# My first emersed plant setup



## chris_todd (Dec 18, 2008)

Well, I've caught the emersed crypt bug from fellow GWAPA members, and bought a 40g breeder and set it up as an emersed setup. So far, I have planted c. wendtii, anubias sp. 'Gasser', and c. usteriana, though I have plans for a bunch more (c. beckettii, c. albida, c. x willissii, c. affinis, and anubias barteri var. coffeefolia) . I'll post some pics of my setup sometime in the next few days, but I'm using about 3" of water, with a heater set to keep the water temp around 76* F (it's in my basement, where the room temp is about 66-68* F), and I also have a small powerhead to circulate the water. The 40 breeder has a glass top that seems well sealed, and I have a 2x40W T-12 fixture overhead. There's lots of condensate on the sides and top to the tank, so I think humidity must be nice and high, though I have no way of measuring it. I'm using 4" diameter terra cotta "orchid pots" I picked up at Home Depot, which have drainage slots in the sides, in addition to a hole in the center of the bottom.

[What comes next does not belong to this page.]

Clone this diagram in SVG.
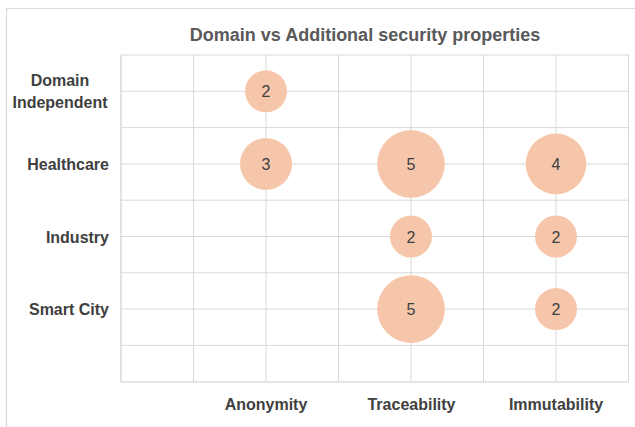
<svg xmlns="http://www.w3.org/2000/svg" width="635" height="427" viewBox="0 0 635 427">
<style>
.grid{stroke:#D9D9D9;stroke-width:1;fill:none}
.axis{stroke:#CFCFCF;stroke-width:1.2;fill:none}
.bub{fill:#F6C6AA}
.val{font-family:"Liberation Sans",Arial,sans-serif;font-size:16px;fill:#404040;text-anchor:middle}
.lab{font-family:"Liberation Sans",Arial,sans-serif;font-size:16px;font-weight:bold;fill:#404040}
.title{font-family:"Liberation Sans",Arial,sans-serif;font-size:18px;font-weight:bold;fill:#595959;text-anchor:middle}
</style>
<rect x="0" y="0" width="635" height="427" fill="#FFFFFF"/>
<path d="M6.5 427 V8.5 H635" stroke="#D9D9D9" stroke-width="1.2" fill="none"/>
<text class="title" x="365" y="40.5">Domain vs Additional security properties</text>
<g id="grid">
<path class="grid" d="M193.5 55 V382 M266 55 V382 M338.5 55 V382 M411 55 V382 M483.5 55 V382 M556 55 V382 M628.5 55 V382"/>
<path class="grid" d="M121 55 H628.5 M121 91.3 H628.5 M121 127.6 H628.5 M121 163.9 H628.5 M121 200.2 H628.5 M121 236.5 H628.5 M121 272.8 H628.5 M121 309.1 H628.5 M121 345.4 H628.5"/>
<path class="axis" d="M121 55 V382 H628.5"/>
</g>
<g id="ylabels" class="lab">
<text x="60" y="85.5" text-anchor="middle">Domain</text>
<text x="60" y="107.5" text-anchor="middle">Independent</text>
<text x="109" y="169.5" text-anchor="end">Healthcare</text>
<text x="109" y="242.5" text-anchor="end">Industry</text>
<text x="109" y="315" text-anchor="end">Smart City</text>
</g>
<g id="xlabels" class="lab" text-anchor="middle">
<text x="266" y="410">Anonymity</text>
<text x="411.5" y="410">Traceability</text>
<text x="556" y="410">Immutability</text>
</g>
<g id="b-di-anon"><circle class="bub" cx="266" cy="91.3" r="21"/><text class="val" x="266" y="97.3">2</text></g>
<g id="b-hc-anon"><circle class="bub" cx="266" cy="163.9" r="26"/><text class="val" x="266" y="169.9">3</text></g>
<g id="b-hc-trace"><circle class="bub" cx="411" cy="163.9" r="33.8"/><text class="val" x="411" y="169.9">5</text></g>
<g id="b-hc-imm"><circle class="bub" cx="556" cy="163.9" r="30.3"/><text class="val" x="556" y="169.9">4</text></g>
<g id="b-ind-trace"><circle class="bub" cx="411" cy="236.5" r="21"/><text class="val" x="411" y="242.5">2</text></g>
<g id="b-ind-imm"><circle class="bub" cx="556" cy="236.5" r="21"/><text class="val" x="556" y="242.5">2</text></g>
<g id="b-sc-trace"><circle class="bub" cx="411" cy="309.1" r="33.8"/><text class="val" x="411" y="315.1">5</text></g>
<g id="b-sc-imm"><circle class="bub" cx="556" cy="309.1" r="21"/><text class="val" x="556" y="315.1">2</text></g>
</svg>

I've used sphagnum moss, flourite, or ecocomplete as substrates (experimenting with different combinations, mainly), but I had some questions about fertilizing. I've read elsewhere on this forum and the GWAPA forum that pretty much most plant fertilizers will do, though you want to dilute them ("fertilize weekly, weakly" . I've also watched Jan Bastmeijer's presentation from the 2004 AGA convention on growing crypts emersed, in which he compared several different fertilizers, and concluded there wasn't much difference. So I picked up MiracleGro Tomato Plant Food, which has an 18-18-21 N-P-K ratio (I couldn't find anything with *exactly* a 20-20-20 ratio), with 0.5% water soluble Mg, 0.10% chelated Fe, 0.05% chelated Mn, 0.05% chelated Zn, and 0.05% water soluble Cu. I have not yet used this stuff, though, so I could still return it if I've bought something completely inappropriate.

I know DelawareJim prefers urea-free based fertilizers, but look as I may, I didn't find any in the Home Depot.  This stuff contains 14% urea Nitrogen, 1.4% ammoniacal Nitrogen, and 2.6% nitrate Nitrogen.

So my question is this: the directions on the box suggest 1 tbsp/gallon of water; should I use 1/4 to 1/2 that much? And do you dissolve that in tap water, or distilled water? So far, I've added tap water to the tank (my tap water is about 8* GH, 4* KH, pH ~7.6). I haven't yet fertilized the pots in the setup, which has only been up and running for a few days.

Do you guys bother doing water changes on these kinds of setups? How often do you fertilize? Based on what I've read, monthly seems common, but the "weekly, weakly" comment by DelawareJim suggests I could do it more frequently. Given that I do normal tank maintenance on the weekends for my other tanks, it would make sense for me to fertilize the emersed setup weekly.

Thanks in advance for any and all advice you can provide, I'm really excited about growing crypts (and anubias, and other stuff) emersed.

Chris Todd


----------



## hydrophyte (Mar 1, 2009)

i have a couple of similar set ups and i dose with dry ferts (KNO3, CSM +B, KH2PO4 and K2SO4) mixed as instructed for aquarium fertilization. i pipette small amounts in an unscientific way right onto the substrate surface twice a week. i think that the fertilizers diffuse down into the little pots pretty well and also out into the shallow water. i do a 50% water change 1X/week.

i had a bad experience once burning some plants with a urea container fertilizer (Osmoscote).

here is a shot of one of my culture tanks.










i am actually turning this tank and some of the plants into a display.

hydrophyte


----------